Charlie Burrell is a visionary and there is no doubt that he is the perfect man to be chairing British rewilding’s flagship organisation – Rewilding Britain. We drove away from Knepp feeling enthused by the ecological and economical concepts we had experienced. I completely take Charlie’s point when he told us that the ecology is THE most important thing about the concept of rewilding. If you try to shape your project around conventional business thinking then it won’t work. You have to believe that you are doing the right thing and continue to do it until you see the results you have been hoping for (I seem to remember various organic farmers telling me the same thing in the past about the early days of organic conversion). The wonderful thing about rewilding in the way that Knepp are doing it is that you are never quite sure how things are going to turn out. Could it work for us in Essex? There is no reason why it couldn’t although much thought would have to go into the acreages and areas involved, which species/breeds to introduce, how to manage it economically and critically, whether it is the right thing for everyone involved in the farming business currently and in the future. After all, in reality it is a complete shift away from farming as we know it (and the landscape as we know it) towards something else entirely. I have touched upon this issue in my previous post on rewilding so won’t go in to it now but certainly I think the importance of farming identity is and should be a key consideration in the decision of where to rewild. Farmers and landowners are ultimately the people who will be most directly affected by the change in land use and must be consulted and brought on board in the way that is right for them before any change were to take place.

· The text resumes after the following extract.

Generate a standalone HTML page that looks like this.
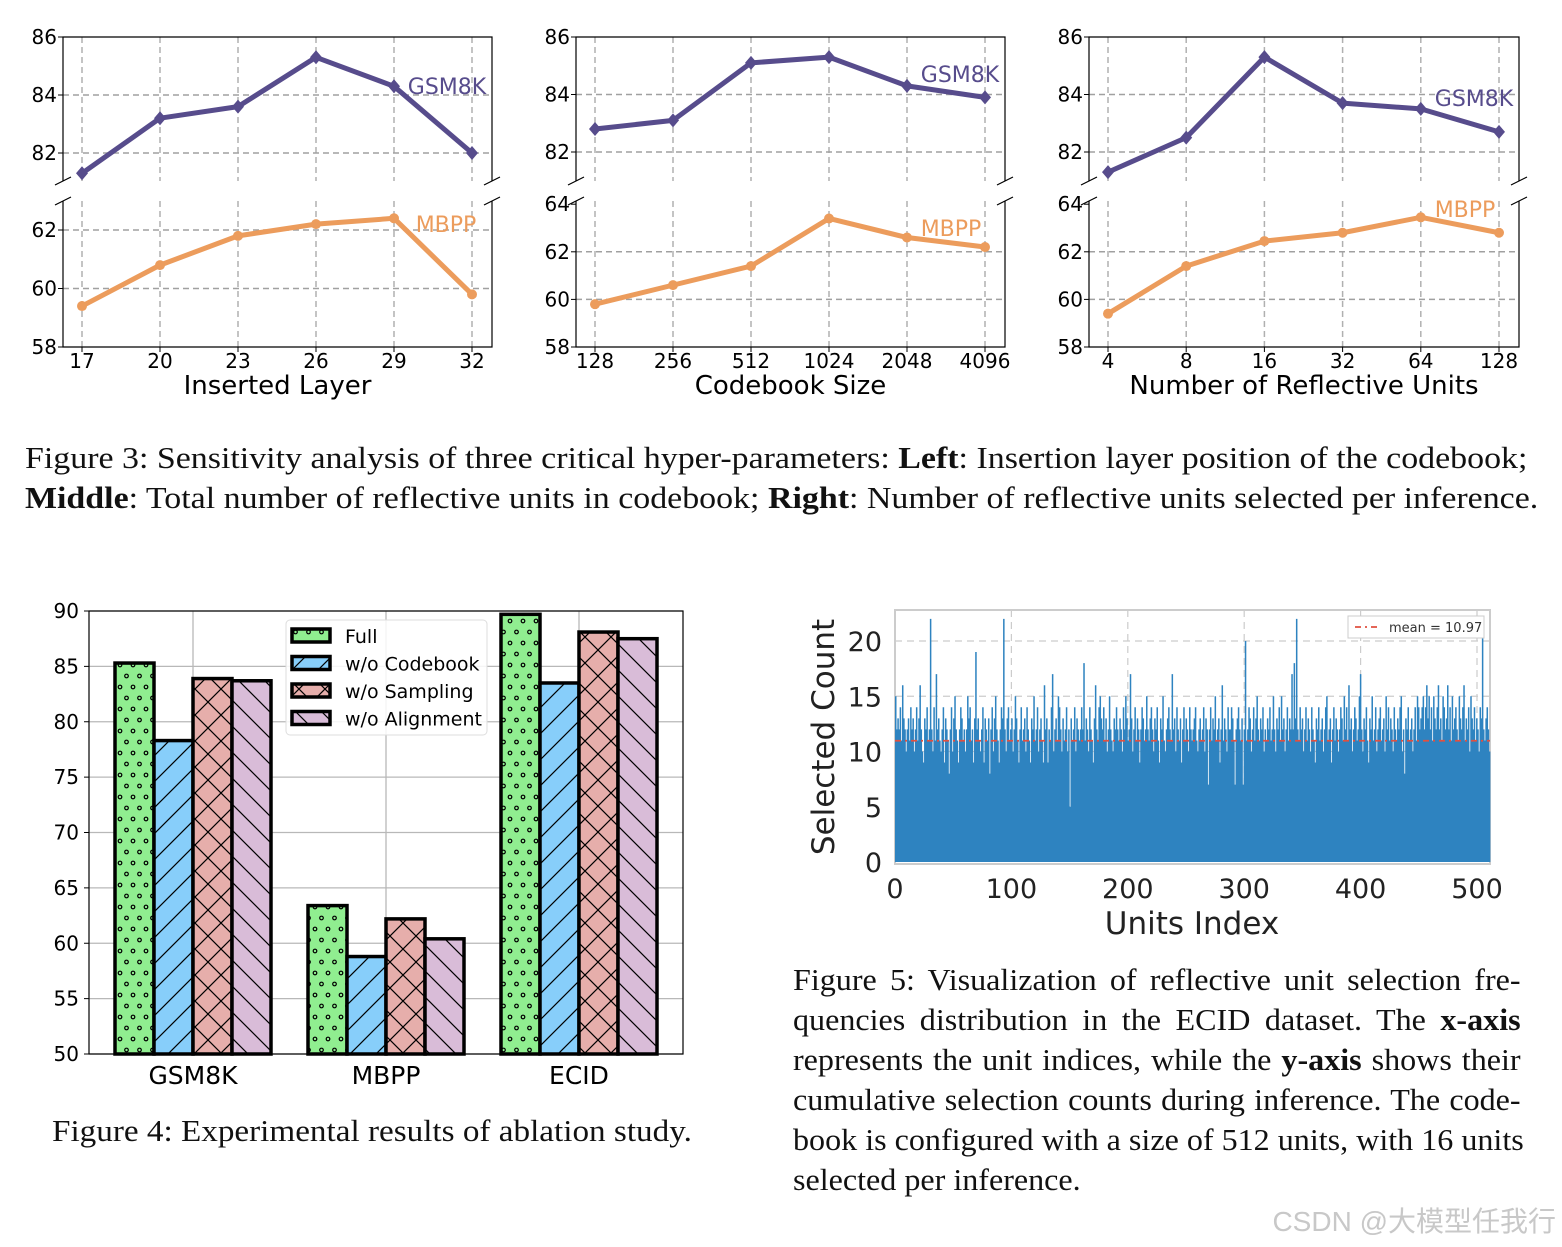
<!DOCTYPE html>
<html><head><meta charset="utf-8">
<style>
html,body{margin:0;padding:0;background:#fff;}
body{width:1562px;height:1247px;position:relative;overflow:hidden;font-family:"Liberation Sans","DejaVu Sans",sans-serif;}
.cap{position:absolute;font-family:"Liberation Serif",serif;font-size:31px;color:#111;line-height:40px;white-space:nowrap;transform-origin:0 0;}
.j{display:block;width:703px;text-align:justify;text-align-last:justify;}
.wm{position:absolute;right:6px;top:1200px;font-size:28px;color:#c8c8c8;font-family:"Liberation Sans","Noto Sans CJK SC",sans-serif;}
</style></head>
<body>
<svg id="main" width="1562" height="1247" style="position:absolute;left:0;top:0" font-family="DejaVu Sans, Liberation Sans, sans-serif">
<defs>
<pattern id="pDots" width="13" height="22" patternUnits="userSpaceOnUse"><rect width="13" height="22" fill="#90ee90"/><circle cx="3" cy="5" r="1.8" fill="none" stroke="#000" stroke-width="1.2"/><circle cx="9.5" cy="16" r="1.8" fill="none" stroke="#000" stroke-width="1.2"/></pattern>
<pattern id="pFwd" width="26" height="26" patternUnits="userSpaceOnUse"><rect width="26" height="26" fill="#87cefa"/><path d="M0 26L26 0M-13 13L13 -13M13 39L39 13" stroke="#000" stroke-width="1.2"/></pattern>
<pattern id="pX" width="26" height="26" patternUnits="userSpaceOnUse"><rect width="26" height="26" fill="#e6aeab"/><path d="M0 26L26 0M-13 13L13 -13M13 39L39 13M0 0L26 26M-13 13L13 39M13 -13L39 13" stroke="#000" stroke-width="1.2"/></pattern>
<pattern id="pBack" width="26" height="26" patternUnits="userSpaceOnUse"><rect width="26" height="26" fill="#d9bcd8"/><path d="M0 0L26 26M-13 13L13 39M13 -13L39 13" stroke="#000" stroke-width="1.2"/></pattern>
</defs>
</svg>
<div class="cap" style="left:25px;top:438px;transform:scaleX(1.094);">Figure 3: Sensitivity analysis of three critical hyper-parameters: <b>Left</b>: Insertion layer position of the codebook;<br><b>Middle</b>: Total number of reflective units in codebook; <b>Right</b>: Number of reflective units selected per inference.</div>
<div class="cap" style="left:52px;top:1111px;transform:scaleX(1.07);">Figure 4: Experimental results of ablation study.</div>
<div class="cap" style="left:793px;top:960px;transform:scaleX(1.035);"><span class="j">Figure 5: Visualization of reflective unit selection fre-</span><span class="j">quencies distribution in the ECID dataset. The <b>x-axis</b></span><span class="j">represents the unit indices, while the <b>y-axis</b> shows their</span><span class="j">cumulative selection counts during inference. The code-</span><span class="j">book is configured with a size of 512 units, with 16 units</span><span style="display:block">selected per inference.</span></div>
<div class="wm">CSDN @大模型任我行</div>
<script>
// ---- Figure 3 data ----
const p1Cats = ["17","20","23","26","29","32"];
const p1Gsm = [81.3,83.2,83.6,85.3,84.3,82.0];
const p1Mbpp = [59.4,60.8,61.8,62.2,62.4,59.8];
const p2Cats = ["128","256","512","1024","2048","4096"];
const p2Gsm = [82.8,83.1,85.1,85.3,84.3,83.9];
const p2Mbpp = [59.8,60.6,61.4,63.4,62.6,62.2];
const p3Cats = ["4","8","16","32","64","128"];
const p3Gsm = [81.3,82.5,85.3,83.7,83.5,82.7];
const p3Mbpp = [59.4,61.4,62.45,62.8,63.45,62.8];
const topTicks = [82,84,86];
const botTicks1 = [58,60,62];
const botTicks2 = [58,60,62,64];
// ---- Figure 4 data ----
const barGroups = ["GSM8K","MBPP","ECID"];
const seriesNames = ["Full","w/o Codebook","w/o Sampling","w/o Alignment"];
const fullVals = [85.3,63.4,89.7];
const codebookVals = [78.3,58.8,83.5];
const samplingVals = [83.9,62.2,88.1];
const alignVals = [83.7,60.4,87.5];
const barTicks = [50,55,60,65,70,75,80,85,90];
// ---- Figure 5 data ----
const histTicksX = [0,100,200,300,400,500];
const histTicksY = [0,5,10,15,20];
const histMean = 10.97;
const histCounts = [
15,12,13,12,14,11,16,13,12,10,12,13,11,14,12,13,10,12,14,11,13,16,12,10,9,13,12,14,11,12,22,12,
10,14,11,17,12,13,11,10,12,14,9,13,12,11,8,12,14,10,13,15,12,11,9,12,14,13,11,12,10,12,15,13,
14,11,12,9,13,19,12,13,11,10,12,14,9,13,12,11,13,8,12,14,10,13,15,12,11,9,12,14,13,22,12,10,
13,14,11,12,13,10,12,15,13,11,9,12,14,11,12,13,10,14,12,11,9,13,12,15,11,12,14,10,12,13,11,9,
16,12,13,9,12,11,14,17,10,12,13,11,15,14,12,10,13,11,12,14,10,12,5,13,11,12,14,10,13,12,11,12,
14,12,18,11,13,12,10,14,12,11,9,13,16,12,11,14,15,13,12,14,11,13,10,12,15,12,11,10,13,12,14,12,
11,13,12,10,14,12,15,13,11,12,17,13,10,12,14,11,13,12,9,12,14,13,11,12,15,12,11,13,14,12,10,13,
12,14,11,9,13,12,15,11,10,12,13,14,12,11,17,12,13,10,14,12,11,13,9,12,14,11,13,12,10,14,12,11,
12,13,14,11,10,12,13,11,12,14,10,13,12,7,12,14,11,13,12,15,11,12,13,9,12,16,11,13,12,10,14,12,
12,14,13,11,7,12,13,14,12,11,13,7,12,20,11,12,14,13,10,12,14,11,13,15,12,11,13,12,14,10,12,11,
13,12,14,11,12,15,12,10,13,12,14,11,15,12,13,10,12,14,11,13,12,17,12,18,13,22,12,11,14,12,13,10,
12,14,11,13,12,10,14,12,11,9,13,12,14,11,12,13,10,12,14,15,11,12,13,9,12,14,11,13,12,10,12,14,
13,11,15,12,14,11,16,12,13,10,12,14,13,11,12,15,17,12,10,13,12,14,11,9,13,12,15,11,12,14,10,12,
13,14,11,12,13,10,15,12,14,11,13,12,10,14,12,11,13,12,14,15,10,12,8,13,12,14,11,12,13,10,12,14,
11,15,14,12,13,14,15,12,14,16,13,15,12,14,11,15,13,12,14,16,12,13,11,15,14,12,13,16,12,14,11,15,
12,13,14,12,11,15,13,12,14,16,11,13,12,14,10,15,13,12,14,11,13,12,10,14,13,21,12,11,13,14,12,10
];

const svg = document.getElementById('main');
const NS = 'http://www.w3.org/2000/svg';
function mk(tag, attrs, parent){const e=document.createElementNS(NS,tag);for(const k in attrs)e.setAttribute(k,attrs[k]);(parent||svg).appendChild(e);return e;}
function txt(x,y,s,size,anchor,fill,parent){const t=mk('text',{x:x,y:y,'font-size':size,'text-anchor':anchor||'middle',fill:fill||'#000'},parent);t.textContent=s;return t;}

// ---- Figure 3 panels ----
function linePanel(id, x0, x1, cats, gsm, mbpp, topY, botY, botTicks, xlabel){
  const g = mk('g',{});
  
  
  const n = cats.length;
  const px0 = x0 + 19, px1 = x1 - 20;
  const xs = i => px0 + (px1-px0)*i/(n-1);
  const yTop = v => topY.y0 + (topY.v0 - v)*topY.k;
  const yBot = v => botY.y0 + (botY.v0 - v)*botY.k;
  for(let i=0;i<n;i++){
    mk('line',{x1:xs(i),x2:xs(i),y1:37,y2:181,stroke:'#b0b0b0','stroke-dasharray':'6 4','stroke-width':1.5},g);
    mk('line',{x1:xs(i),x2:xs(i),y1:201,y2:347,stroke:'#b0b0b0','stroke-dasharray':'6 4','stroke-width':1.5},g);
  }
  topTicks.forEach(v=>{
    const y=yTop(v);
    if(v<86) mk('line',{x1:x0,x2:x1,y1:y,y2:y,stroke:'#a0a0a0','stroke-dasharray':'6 4','stroke-width':1.5},g);
    mk('line',{x1:x0-5,x2:x0,y1:y,y2:y,stroke:'#000'},g);
    const t=txt(x0-6,y+7,String(v),20,'end','#000',g);
    
    
  });
  botTicks.forEach(v=>{
    const y=yBot(v);
    if(v>58 && v<64) mk('line',{x1:x0,x2:x1,y1:y,y2:y,stroke:'#a0a0a0','stroke-dasharray':'6 4','stroke-width':1.5},g);
    mk('line',{x1:x0-5,x2:x0,y1:y,y2:y,stroke:'#000'},g);
    const t=txt(x0-6,y+7,String(v),20,'end','#000',g);
    
    
  });
  mk('path',{d:`M${x0} 181V37H${x1}V181`,fill:'none',stroke:'#000','stroke-width':1.2},g);
  mk('path',{d:`M${x0} 201V347H${x1}V201`,fill:'none',stroke:'#000','stroke-width':1.2},g);
  [[x0,181],[x1,181],[x0,201],[x1,201]].forEach(p=>mk('line',{x1:p[0]-8,y1:p[1]+4,x2:p[0]+8,y2:p[1]-4,stroke:'#000','stroke-width':1.2},g));
  cats.forEach((c,i)=>{
    mk('line',{x1:xs(i),x2:xs(i),y1:347,y2:352,stroke:'#000'},g);
    const t=txt(xs(i),368,c,20,'middle','#000',g);
    
    
  });
  const xl=txt((x0+x1)/2,394,xlabel,26,'middle','#000',g);
  
  
  const gp = gsm.map((v,i)=>`${xs(i)},${yTop(v)}`).join(' ');
  const gl = mk('polyline',{points:gp,fill:'none',stroke:'#574c8c','stroke-width':5,'stroke-linejoin':'round'},g);
  
  
  gsm.forEach((v,i)=>{const x=xs(i),y=yTop(v);
    const m=mk('path',{d:`M${x} ${y-7}L${x+6} ${y}L${x} ${y+7}L${x-6} ${y}Z`,fill:'#574c8c'},g);
    
    });
  const mp = mbpp.map((v,i)=>`${xs(i)},${yBot(v)}`).join(' ');
  const ml = mk('polyline',{points:mp,fill:'none',stroke:'#ec9c5c','stroke-width':5,'stroke-linejoin':'round'},g);
  
  
  mbpp.forEach((v,i)=>{
    const c=mk('circle',{cx:xs(i),cy:yBot(v),r:5,fill:'#ec9c5c'},g);
    
    });
  return {g, x1};
}
const pa = linePanel('panel-inserted-layer',63,492,p1Cats,p1Gsm,p1Mbpp,{y0:37,v0:86,k:29},{y0:347,v0:58,k:29.25},botTicks1,'Inserted Layer');
let t;
t=txt(447,94,'GSM8K',22,'middle','#574c8c',pa.g);
t=txt(446,232,'MBPP',22,'middle','#ec9c5c',pa.g);
const pb = linePanel('panel-codebook-size',576,1005,p2Cats,p2Gsm,p2Mbpp,{y0:37,v0:86,k:28.75},{y0:347,v0:58,k:23.8},botTicks2,'Codebook Size');
t=txt(960,82,'GSM8K',22,'middle','#574c8c',pb.g);
t=txt(951,236,'MBPP',22,'middle','#ec9c5c',pb.g);
const pc = linePanel('panel-reflective-units',1089,1519,p3Cats,p3Gsm,p3Mbpp,{y0:37,v0:86,k:28.75},{y0:347,v0:58,k:23.8},botTicks2,'Number of Reflective Units');
t=txt(1474,106,'GSM8K',22,'middle','#574c8c',pc.g);
t=txt(1465,217,'MBPP',22,'middle','#ec9c5c',pc.g);

// ---- Figure 4 bar chart ----
(function(){
  const g = mk('g',{});
  
  
  const X0=89,X1=683,Y0=1054,Y1=611;
  const y = v => Y0 - (v-50)*(Y0-Y1)/40;
  const centers = [193,386,579];
  const bw = 39;
  barTicks.forEach(v=>{
    mk('line',{x1:X0,x2:X1,y1:y(v),y2:y(v),stroke:'#b8b8b8','stroke-width':1.3},g);
    mk('line',{x1:X0-5,x2:X0,y1:y(v),y2:y(v),stroke:'#000'},g);
    const tt=txt(X0-10,y(v)+7,String(v),20,'end','#000',g);
    
    
  });
  centers.forEach(c=>mk('line',{x1:c,x2:c,y1:Y1,y2:Y0,stroke:'#b8b8b8','stroke-width':1.3},g));
  const series=[fullVals,codebookVals,samplingVals,alignVals];
  const fills=['url(#pDots)','url(#pFwd)','url(#pX)','url(#pBack)'];
  const keys=['full','wo-codebook','wo-sampling','wo-alignment'];
  series.forEach((vals,s)=>{
    vals.forEach((v,gi)=>{
      const x=centers[gi]-2*bw+s*bw;
      const r=mk('rect',{x:x,y:y(v),width:bw,height:Y0-y(v),fill:fills[s],stroke:'#000','stroke-width':3.5},g);
      
      
    });
  });
  mk('rect',{x:X0,y:Y1,width:X1-X0,height:Y0-Y1,fill:'none',stroke:'#000','stroke-width':1.2},g);
  barGroups.forEach((n,i)=>{
    const tt=txt(centers[i],1084,n,25,'middle','#000',g);
    
    
  });
  const lg = mk('g',{},g);
  
  
  mk('rect',{x:286,y:620,width:201,height:115,rx:4,fill:'#fff','fill-opacity':0.85,stroke:'#ddd'},lg);
  seriesNames.forEach((n,i)=>{
    const yy=636+i*27.5;
    const sw=mk('rect',{x:292,y:yy-7,width:38,height:13,fill:fills[i],stroke:'#000','stroke-width':3.5},lg);
    
    
    const tt=txt(345,yy+7,n,19,'start','#000',lg);
    
    
  });
})();

// ---- Figure 5 histogram ----
(function(){
  const g = mk('g',{});
  
  
  const X0=895,X1=1490,Y0=862,Ytop=610;
  const xs = v => X0 + v*1.164;
  const ys = v => Y0 - v*11.05;
  mk('rect',{x:X0,y:Ytop,width:X1-X0,height:864-Ytop,fill:'#fff',stroke:'#ccc','stroke-width':2},g);
  histTicksX.forEach(v=>{ if(v>0) mk('line',{x1:xs(v),x2:xs(v),y1:Ytop,y2:Y0,stroke:'#ccc','stroke-dasharray':'7 5','stroke-width':1.2},g);
    const tt=txt(xs(v),898,String(v),27,'middle','#222',g);
    
    });
  histTicksY.forEach(v=>{ if(v>0) mk('line',{x1:X0,x2:X1,y1:ys(v),y2:ys(v),stroke:'#ccc','stroke-dasharray':'7 5','stroke-width':1.2},g);
    const tt=txt(882,ys(v)+10,String(v),27,'end','#222',g);
    
    });
  const bw=(X1-X0)/histCounts.length;
  let d='';
  histCounts.forEach((c,i)=>{ const x=X0+i*bw; d+=`M${x.toFixed(2)} ${Y0}V${ys(c).toFixed(2)}H${(x+bw+0.35).toFixed(2)}V${Y0}Z`; });
  const bars=mk('path',{d:d,fill:'#2e83c0'},g);
  
  
  const ml=mk('line',{x1:X0,x2:X1,y1:ys(histMean),y2:ys(histMean),stroke:'#e05040','stroke-width':1.8,'stroke-dasharray':'6 4 2 4'},g);
  
  
  const lg=mk('g',{},g);
  
  
  mk('rect',{x:1348,y:616,width:136,height:22,fill:'#fff',stroke:'#ccc'},lg);
  mk('line',{x1:1355,x2:1380,y1:627,y2:627,stroke:'#e05040','stroke-width':1.8,'stroke-dasharray':'6 4 2 4'},lg);
  txt(1389,632,'mean = 10.97',13,'start','#333',lg);
  const xt=txt(1192,934,'Units Index',31,'middle','#222',g);
  
  
  const yt=txt(0,0,'Selected Count',31,'middle','#222',g);
  yt.setAttribute('transform','translate(834,737) rotate(-90)');
  
  
})();
</script>
</body></html>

Yesterday was a lesson in shifting mindset as much as anything else. If we can’t rewild our hearts and our heads then we cannot hope to rewild the landscape as well.
Many thanks to Charlie (and Penny for the delicious brownies!) for showing us the estate and for instigating the discussion and I hope to visit Knepp again in the future. It is a fascinating place and I would urge anyone with the slightest interest in rewilding to go along.
4 thoughts on “Visiting the Knepp Estate: A Lesson in Rewilding”
So going forward the major income streams will be tourism and livestock sales? Is hunting a possibility – or does that come under tourism?
That’s the general idea. There is a shoot at Knepp – both birds and deer – although it’s highly unlikely we would do this in Essex.